----- DATASET EXTRACT

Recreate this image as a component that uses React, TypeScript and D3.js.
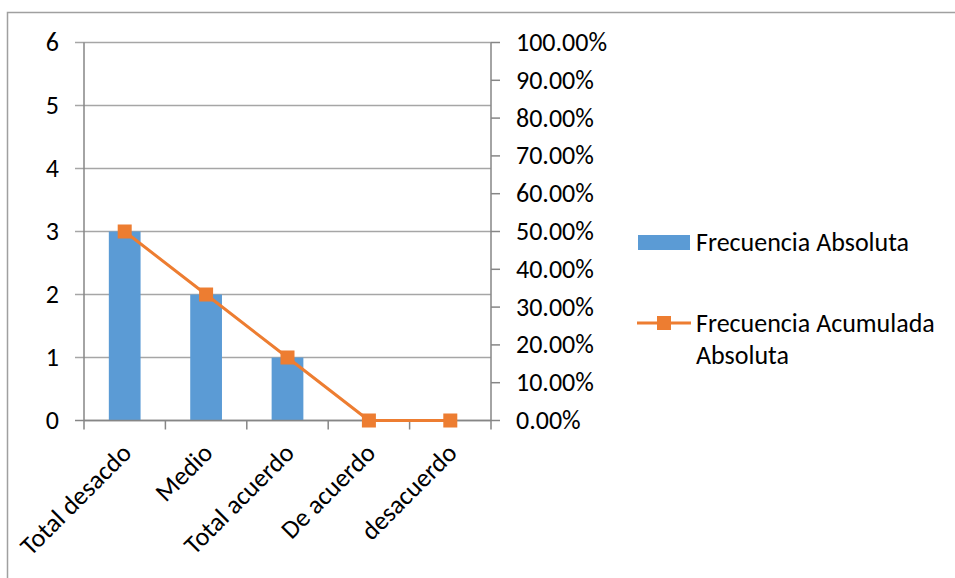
import React from "react";
import * as d3 from "d3";

const categories = ["Total desacdo", "Medio", "Total acuerdo", "De acuerdo", "desacuerdo"];
const frecuenciaAbsoluta = [3, 2, 1, 0, 0];
const frecuenciaAcumulada = [0.5, 0.3333, 0.1667, 0, 0];
const leftTicks = [0, 1, 2, 3, 4, 5, 6];
const rightTicks = [0, 0.1, 0.2, 0.3, 0.4, 0.5, 0.6, 0.7, 0.8, 0.9, 1.0];

const W = 955;
const H = 578;
const plot = { left: 84, right: 491, top: 42.5, bottom: 420.5 };
const FONT = "Carlito, Calibri, 'Open Sans', sans-serif";
const FS = 26;
const BLUE = "#5B9BD5";
const ORANGE = "#ED7D31";
const GRID = "#A6A6A6";
const AXIS = "#868686";

export default function App() {
  const x = d3.scaleBand<string>().domain(categories).range([plot.left, plot.right]).paddingInner(0).paddingOuter(0);
  const yL = d3.scaleLinear().domain([0, 6]).range([plot.bottom, plot.top]);
  const yR = d3.scaleLinear().domain([0, 1]).range([plot.bottom, plot.top]);
  const barW = x.bandwidth() * 0.39;
  const cx = (c: string) => (x(c) as number) + x.bandwidth() / 2;
  const line = d3
    .line<number>()
    .x((_, i) => cx(categories[i]))
    .y((d) => yR(d));
  const pct = d3.format(".2%");

  return (
    <svg width={W} height={H} style={{ position: "absolute", left: 0, top: 0, background: "#fff" }} fontFamily={FONT}>
      <rect x={7.5} y={12.5} width={W} height={H} fill="#fff" stroke="#A0A0A0" strokeWidth={1.5} />

      {/* horizontal gridlines with left tick stubs */}
      {leftTicks.map((t) => (
        <g key={"l" + t}>
          <line x1={75} x2={plot.right} y1={yL(t)} y2={yL(t)} stroke={t === 0 ? AXIS : GRID} strokeWidth={1.5} />
          <text x={59} y={yL(t)} dy="0.33em" textAnchor="end" fontSize={FS} fill="#000">
            {t}
          </text>
        </g>
      ))}

      {/* left axis */}
      <line x1={plot.left} x2={plot.left} y1={plot.top} y2={plot.bottom} stroke={AXIS} strokeWidth={1.5} />

      {/* right axis */}
      <line x1={plot.right} x2={plot.right} y1={plot.top} y2={plot.bottom} stroke={AXIS} strokeWidth={1.5} />
      {rightTicks.map((t) => (
        <g key={"r" + t}>
          <line x1={plot.right} x2={plot.right + 9} y1={yR(t)} y2={yR(t)} stroke={AXIS} strokeWidth={1.5} />
          <text x={516} y={yR(t)} dy="0.33em" textAnchor="start" fontSize={FS} fill="#000">
            {pct(t)}
          </text>
        </g>
      ))}

      {/* category tick marks */}
      {[...categories.map((c) => x(c) as number), plot.right].map((px, i) => (
        <line key={"ct" + i} x1={px} x2={px} y1={plot.bottom} y2={plot.bottom + 9} stroke={AXIS} strokeWidth={1.5} />
      ))}

      {/* bars */}
      {categories.map((c, i) => (
        <rect
          key={"b" + c}
          x={cx(c) - barW / 2}
          y={yL(frecuenciaAbsoluta[i])}
          width={barW}
          height={plot.bottom - yL(frecuenciaAbsoluta[i])}
          fill={BLUE}
        />
      ))}
      <line x1={plot.left} x2={plot.right} y1={plot.bottom} y2={plot.bottom} stroke={AXIS} strokeWidth={1.5} />

      {/* cumulative line */}
      <path d={line(frecuenciaAcumulada) || ""} fill="none" stroke={ORANGE} strokeWidth={3} strokeLinejoin="round" />
      {frecuenciaAcumulada.map((v, i) => (
        <rect key={"m" + i} x={cx(categories[i]) - 7} y={yR(v) - 7} width={14} height={14} fill={ORANGE} />
      ))}

      {/* category labels */}
      {categories.map((c) => (
        <text
          key={"cl" + c}
          transform={`translate(${cx(c) - 6},${plot.bottom + 20}) rotate(-45)`}
          textAnchor="end"
          dominantBaseline="hanging"
          fontSize={FS}
          fill="#000"
        >
          {c}
        </text>
      ))}

      {/* legend */}
      <rect x={638} y={235} width={52} height={15} fill={BLUE} />
      <text x={696} y={251} fontSize={FS} fill="#000">
        Frecuencia Absoluta
      </text>
      <line x1={637} x2={691} y1={323} y2={323} stroke={ORANGE} strokeWidth={3} />
      <rect x={657} y={316} width={14} height={14} fill={ORANGE} />
      <text x={696} y={332} fontSize={FS} fill="#000">
        Frecuencia Acumulada
      </text>
      <text x={696} y={364} fontSize={FS} fill="#000">
        Absoluta
      </text>
    </svg>
  );
}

----------

● CHALLENGE
Quote the data exactly, leaving every image out of the copy.

● EXPECTED ANSWER
Recreate this image as a component that uses React, TypeScript and D3.js.
import React from "react";
import * as d3 from "d3";

const categories = ["Total desacdo", "Medio", "Total acuerdo", "De acuerdo", "desacuerdo"];
const frecuenciaAbsoluta = [3, 2, 1, 0, 0];
const frecuenciaAcumulada = [0.5, 0.3333, 0.1667, 0, 0];
const leftTicks = [0, 1, 2, 3, 4, 5, 6];
const rightTicks = [0, 0.1, 0.2, 0.3, 0.4, 0.5, 0.6, 0.7, 0.8, 0.9, 1.0];

const W = 955;
const H = 578;
const plot = { left: 84, right: 491, top: 42.5, bottom: 420.5 };
const FONT = "Carlito, Calibri, 'Open Sans', sans-serif";
const FS = 26;
const BLUE = "#5B9BD5";
const ORANGE = "#ED7D31";
const GRID = "#A6A6A6";
const AXIS = "#868686";

export default function App() {
  const x = d3.scaleBand<string>().domain(categories).range([plot.left, plot.right]).paddingInner(0).paddingOuter(0);
  const yL = d3.scaleLinear().domain([0, 6]).range([plot.bottom, plot.top]);
  const yR = d3.scaleLinear().domain([0, 1]).range([plot.bottom, plot.top]);
  const barW = x.bandwidth() * 0.39;
  const cx = (c: string) => (x(c) as number) + x.bandwidth() / 2;
  const line = d3
    .line<number>()
    .x((_, i) => cx(categories[i]))
    .y((d) => yR(d));
  const pct = d3.format(".2%");

  return (
    <svg width={W} height={H} style={{ position: "absolute", left: 0, top: 0, background: "#fff" }} fontFamily={FONT}>
      <rect x={7.5} y={12.5} width={W} height={H} fill="#fff" stroke="#A0A0A0" strokeWidth={1.5} />

      {/* horizontal gridlines with left tick stubs */}
      {leftTicks.map((t) => (
        <g key={"l" + t}>
          <line x1={75} x2={plot.right} y1={yL(t)} y2={yL(t)} stroke={t === 0 ? AXIS : GRID} strokeWidth={1.5} />
          <text x={59} y={yL(t)} dy="0.33em" textAnchor="end" fontSize={FS} fill="#000">
            {t}
          </text>
        </g>
      ))}

      {/* left axis */}
      <line x1={plot.left} x2={plot.left} y1={plot.top} y2={plot.bottom} stroke={AXIS} strokeWidth={1.5} />

      {/* right axis */}
      <line x1={plot.right} x2={plot.right} y1={plot.top} y2={plot.bottom} stroke={AXIS} strokeWidth={1.5} />
      {rightTicks.map((t) => (
        <g key={"r" + t}>
          <line x1={plot.right} x2={plot.right + 9} y1={yR(t)} y2={yR(t)} stroke={AXIS} strokeWidth={1.5} />
          <text x={516} y={yR(t)} dy="0.33em" textAnchor="start" fontSize={FS} fill="#000">
            {pct(t)}
          </text>
        </g>
      ))}

      {/* category tick marks */}
      {[...categories.map((c) => x(c) as number), plot.right].map((px, i) => (
        <line key={"ct" + i} x1={px} x2={px} y1={plot.bottom} y2={plot.bottom + 9} stroke={AXIS} strokeWidth={1.5} />
      ))}

      {/* bars */}
      {categories.map((c, i) => (
        <rect
          key={"b" + c}
          x={cx(c) - barW / 2}
          y={yL(frecuenciaAbsoluta[i])}
          width={barW}
          height={plot.bottom - yL(frecuenciaAbsoluta[i])}
          fill={BLUE}
        />
      ))}
      <line x1={plot.left} x2={plot.right} y1={plot.bottom} y2={plot.bottom} stroke={AXIS} strokeWidth={1.5} />

      {/* cumulative line */}
      <path d={line(frecuenciaAcumulada) || ""} fill="none" stroke={ORANGE} strokeWidth={3} strokeLinejoin="round" />
      {frecuenciaAcumulada.map((v, i) => (
        <rect key={"m" + i} x={cx(categories[i]) - 7} y={yR(v) - 7} width={14} height={14} fill={ORANGE} />
      ))}

      {/* category labels */}
      {categories.map((c) => (
        <text
          key={"cl" + c}
          transform={`translate(${cx(c) - 6},${plot.bottom + 20}) rotate(-45)`}
          textAnchor="end"
          dominantBaseline="hanging"
          fontSize={FS}
          fill="#000"
        >
          {c}
        </text>
      ))}

      {/* legend */}
      <rect x={638} y={235} width={52} height={15} fill={BLUE} />
      <text x={696} y={251} fontSize={FS} fill="#000">
        Frecuencia Absoluta
      </text>
      <line x1={637} x2={691} y1={323} y2={323} stroke={ORANGE} strokeWidth={3} />
      <rect x={657} y={316} width={14} height={14} fill={ORANGE} />
      <text x={696} y={332} fontSize={FS} fill="#000">
        Frecuencia Acumulada
      </text>
      <text x={696} y={364} fontSize={FS} fill="#000">
        Absoluta
      </text>
    </svg>
  );
}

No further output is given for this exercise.